Emefiele gave no indication in his Monetary Policy Committee statement that he is ready to ease controls even though they have been widely panned by investors, criticized by businesses and questioned by lawmakers.

That’s set to deepen the crisis for an economy that probably grew at its slowest pace in 16 years in 2015, is facing inflation of 10 percent and a record budget deficit to pay government salaries and build roads and power plants.

“There is pressure but there is no way of exerting market discipline on the Nigerian central bank,” Ayodele Salami, who manages about $500 million of African equities as chief investment officer at Duet Asset Management in London, said by phone.

“We need to see a collapse in growth,” he said. “It’s not yet gone into territory where they have to panic. If growth was to be 1 percent or even go negative, I think that would definitely be the key thing that would persuade the central bank to move.”

The economy probably expanded 3 percent last year, the slowest pace since 1999, and is set to grow 4.1 percent in 2016, according to the International Monetary Fund.

Black Market
The central bank has effectively pegged the naira at 197 to 199 per dollar since March by restricting imports of products from glass to wheelbarrows, halting supply of foreign currency to exchange bureaus and all but shutting down the interbank market with trading limits.

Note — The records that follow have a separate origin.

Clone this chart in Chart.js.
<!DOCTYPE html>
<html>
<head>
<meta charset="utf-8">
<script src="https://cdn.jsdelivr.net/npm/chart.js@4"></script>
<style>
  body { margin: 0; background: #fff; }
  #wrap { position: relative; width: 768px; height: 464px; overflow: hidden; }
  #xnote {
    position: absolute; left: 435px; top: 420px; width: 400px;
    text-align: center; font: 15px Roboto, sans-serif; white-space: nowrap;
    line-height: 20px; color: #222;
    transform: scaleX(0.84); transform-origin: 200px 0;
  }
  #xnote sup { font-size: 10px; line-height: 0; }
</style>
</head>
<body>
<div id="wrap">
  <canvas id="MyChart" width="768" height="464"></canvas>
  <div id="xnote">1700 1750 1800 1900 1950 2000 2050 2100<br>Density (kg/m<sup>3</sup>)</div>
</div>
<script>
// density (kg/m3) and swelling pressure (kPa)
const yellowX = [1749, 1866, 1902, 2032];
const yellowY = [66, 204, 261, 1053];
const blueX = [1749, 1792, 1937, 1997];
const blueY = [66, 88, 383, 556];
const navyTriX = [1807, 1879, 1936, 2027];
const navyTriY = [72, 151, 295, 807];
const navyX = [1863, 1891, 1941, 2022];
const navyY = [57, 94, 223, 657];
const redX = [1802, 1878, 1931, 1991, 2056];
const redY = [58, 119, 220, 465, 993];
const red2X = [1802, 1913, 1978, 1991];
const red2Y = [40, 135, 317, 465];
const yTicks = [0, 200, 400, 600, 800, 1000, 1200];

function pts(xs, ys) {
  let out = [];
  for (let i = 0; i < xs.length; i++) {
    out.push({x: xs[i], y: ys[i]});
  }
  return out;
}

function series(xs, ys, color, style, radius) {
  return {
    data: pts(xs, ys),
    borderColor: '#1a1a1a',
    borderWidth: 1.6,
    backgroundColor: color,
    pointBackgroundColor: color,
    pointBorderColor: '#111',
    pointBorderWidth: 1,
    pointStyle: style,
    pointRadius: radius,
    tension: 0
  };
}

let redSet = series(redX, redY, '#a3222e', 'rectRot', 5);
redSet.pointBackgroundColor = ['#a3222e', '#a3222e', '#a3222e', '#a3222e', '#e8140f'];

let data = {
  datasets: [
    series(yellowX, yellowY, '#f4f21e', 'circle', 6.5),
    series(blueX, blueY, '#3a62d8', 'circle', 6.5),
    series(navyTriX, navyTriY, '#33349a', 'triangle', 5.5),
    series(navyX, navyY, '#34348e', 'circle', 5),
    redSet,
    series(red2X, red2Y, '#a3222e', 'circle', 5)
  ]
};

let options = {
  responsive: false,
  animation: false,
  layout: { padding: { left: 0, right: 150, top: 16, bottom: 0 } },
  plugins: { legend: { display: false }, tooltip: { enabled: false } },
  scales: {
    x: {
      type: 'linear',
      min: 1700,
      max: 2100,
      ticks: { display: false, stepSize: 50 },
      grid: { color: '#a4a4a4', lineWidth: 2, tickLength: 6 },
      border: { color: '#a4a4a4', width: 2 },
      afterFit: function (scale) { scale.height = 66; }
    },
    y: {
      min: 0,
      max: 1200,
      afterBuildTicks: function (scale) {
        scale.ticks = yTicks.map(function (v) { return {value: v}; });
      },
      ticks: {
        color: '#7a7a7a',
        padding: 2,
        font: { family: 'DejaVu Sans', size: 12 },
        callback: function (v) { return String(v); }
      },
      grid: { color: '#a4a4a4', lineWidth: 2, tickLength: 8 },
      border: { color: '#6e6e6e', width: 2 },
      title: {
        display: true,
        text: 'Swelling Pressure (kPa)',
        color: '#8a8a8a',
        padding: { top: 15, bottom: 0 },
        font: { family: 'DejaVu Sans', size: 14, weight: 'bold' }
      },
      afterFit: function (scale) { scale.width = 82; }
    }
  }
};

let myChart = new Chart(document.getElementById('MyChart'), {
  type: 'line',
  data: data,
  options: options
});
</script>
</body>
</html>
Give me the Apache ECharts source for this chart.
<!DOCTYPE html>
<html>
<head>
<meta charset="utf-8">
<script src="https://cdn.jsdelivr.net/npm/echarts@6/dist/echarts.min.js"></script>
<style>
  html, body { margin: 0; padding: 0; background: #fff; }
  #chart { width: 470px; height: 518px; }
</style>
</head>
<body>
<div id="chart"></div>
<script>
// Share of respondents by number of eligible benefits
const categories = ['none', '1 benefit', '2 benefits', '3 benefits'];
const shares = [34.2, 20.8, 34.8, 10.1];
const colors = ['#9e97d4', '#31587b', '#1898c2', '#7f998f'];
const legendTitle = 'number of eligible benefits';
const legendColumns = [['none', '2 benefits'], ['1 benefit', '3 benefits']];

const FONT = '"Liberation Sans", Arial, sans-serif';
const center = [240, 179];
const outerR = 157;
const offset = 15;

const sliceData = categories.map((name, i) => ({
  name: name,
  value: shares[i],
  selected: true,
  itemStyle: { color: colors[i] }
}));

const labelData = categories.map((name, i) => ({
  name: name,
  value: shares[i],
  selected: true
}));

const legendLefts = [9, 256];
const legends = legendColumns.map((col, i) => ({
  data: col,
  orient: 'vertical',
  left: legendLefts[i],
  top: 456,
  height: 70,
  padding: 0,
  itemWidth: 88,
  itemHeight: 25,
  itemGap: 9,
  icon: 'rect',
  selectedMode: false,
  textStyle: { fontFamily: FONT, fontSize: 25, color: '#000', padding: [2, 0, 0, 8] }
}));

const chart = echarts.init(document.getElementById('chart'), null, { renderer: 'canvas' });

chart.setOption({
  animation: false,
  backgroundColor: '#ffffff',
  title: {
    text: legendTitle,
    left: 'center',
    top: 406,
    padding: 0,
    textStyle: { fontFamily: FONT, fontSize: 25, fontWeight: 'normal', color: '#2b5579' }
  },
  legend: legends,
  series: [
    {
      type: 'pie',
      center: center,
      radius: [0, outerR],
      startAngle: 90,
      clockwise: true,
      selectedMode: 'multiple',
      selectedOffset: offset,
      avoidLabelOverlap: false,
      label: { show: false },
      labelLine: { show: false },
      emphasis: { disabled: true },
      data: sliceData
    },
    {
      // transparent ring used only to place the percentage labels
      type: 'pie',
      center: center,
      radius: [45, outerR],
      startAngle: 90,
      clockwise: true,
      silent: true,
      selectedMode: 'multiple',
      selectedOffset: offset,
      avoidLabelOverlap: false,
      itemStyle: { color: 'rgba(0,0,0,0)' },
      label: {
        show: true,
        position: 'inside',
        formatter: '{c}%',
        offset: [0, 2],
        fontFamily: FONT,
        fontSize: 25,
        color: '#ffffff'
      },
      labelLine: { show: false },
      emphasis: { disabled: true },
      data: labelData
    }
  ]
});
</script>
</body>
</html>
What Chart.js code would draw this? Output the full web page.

While Emefiele on Tuesday acknowledged the need for improving liquidity, he said policy makers were also committed to stability in the naira.
Nigeria has resisted devaluation while oil-producing nations from Angola to Russia and Mexico have let their currencies weaken.

The naira was trading at about 306 per dollar on the black market on Tuesday. Naira forwards soared after Emefiele’s speech, suggesting traders have lowered their expectations of a devaluation.

Naira three-month non-deliverable forwards rose to 229.25 per dollar at 4:38 p.m. in Lagos, the commercial capital, from 250.5 earlier on Tuesday.